Che sia dalla parte di Donald Trump è chiaro, che abbia simpatie, mai negate, per la destra, tanto da aver partecipato a manifestazioni del partito spagnolo Vox, anche. Non ha nemmeno paura di dare del comunista e del corrotto al presidente brasiliano Lula e mostrare invece simpatia per l’ex presidente Jair Bolsonaro.

Insomma, a differenza del grillismo nostrano, qui si intravede e si prevede una posizione chiara e netta e non uno stare una volta di qua e una volta di là a seconda di come fa comodo al mantenimento dell’incarico.

Sì, anche lui utilizza metodi comunicativi sopra le righe, pubblica meme sarcastici e video in stile rockstar-camionista sui suoi social, dove ha milioni di follower, con la differenza che due terzi degli argentini lo sostengono per abolire il kirchnerismo, la cui esistenza la quasi totalità dell’elettore medio grillino quasi certamente, salvo rare eccezioni, avrebbe del tutto e felicemente ignorato.

Comincia il cambiamento?

Comincia davvero il cambiamento? Il vento di destra spira davvero in tutto il globo? Vogliamo essere ottimisti, ma non abbassiamo la guardia. L’Argentina per i prossimi quattro anni avrà un impulso liberale, che significa mercato libero, manovre annunciate di salvataggio del potere di acquisto con la dollarizzazione del peso ed una chiara virata verso politiche non più oligarchiche, non più populiste ma pratiche, a cominciare da un’apertura verso la possibilità dei cittadini di armarsi ed aumentare così anche il livello di sicurezza nelle città allo sbando.

Il tutto entro perimetri di stretta legalità, non ci sono più spazi per le mezze misure dice Milei, ma “tutto dentro la legge, fuori dalla legge niente”.

Non privatizzerà la salute, non privatizzerà la scuola, non privatizzerà il calcio, irrinunciabile per gli argentini quasi quanto per noi italiani.
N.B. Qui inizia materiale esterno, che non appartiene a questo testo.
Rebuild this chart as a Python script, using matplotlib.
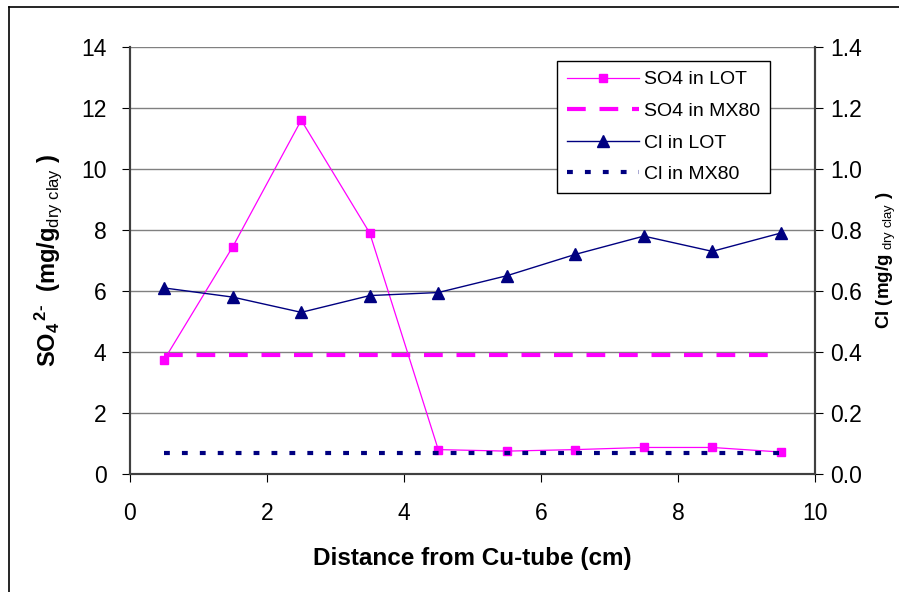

D’altronde, siamo quasi parenti, con i nostri cugini argentini, anzi, togliamo il quasi: anche noi italiani mettiamo il calcio su tutto come il formaggio e alle urne votando il primo vero governo di destra della nostra storia repubblicana abbiamo scelto che la speranza vinca sulla paura, per utilizzare le parole scelte da Milei nel suo spot elettorale.

Il movimento di Grillo aveva giurato la fine della casta e con una certa dose di anarco-giacobinismo aveva conquistato il popolo, ne abbiamo visto e vissuto ascesa e crollo, al neo presidente argentino e al suo anarco-capitalismo non possiamo che augurare di non fare la stessa fine.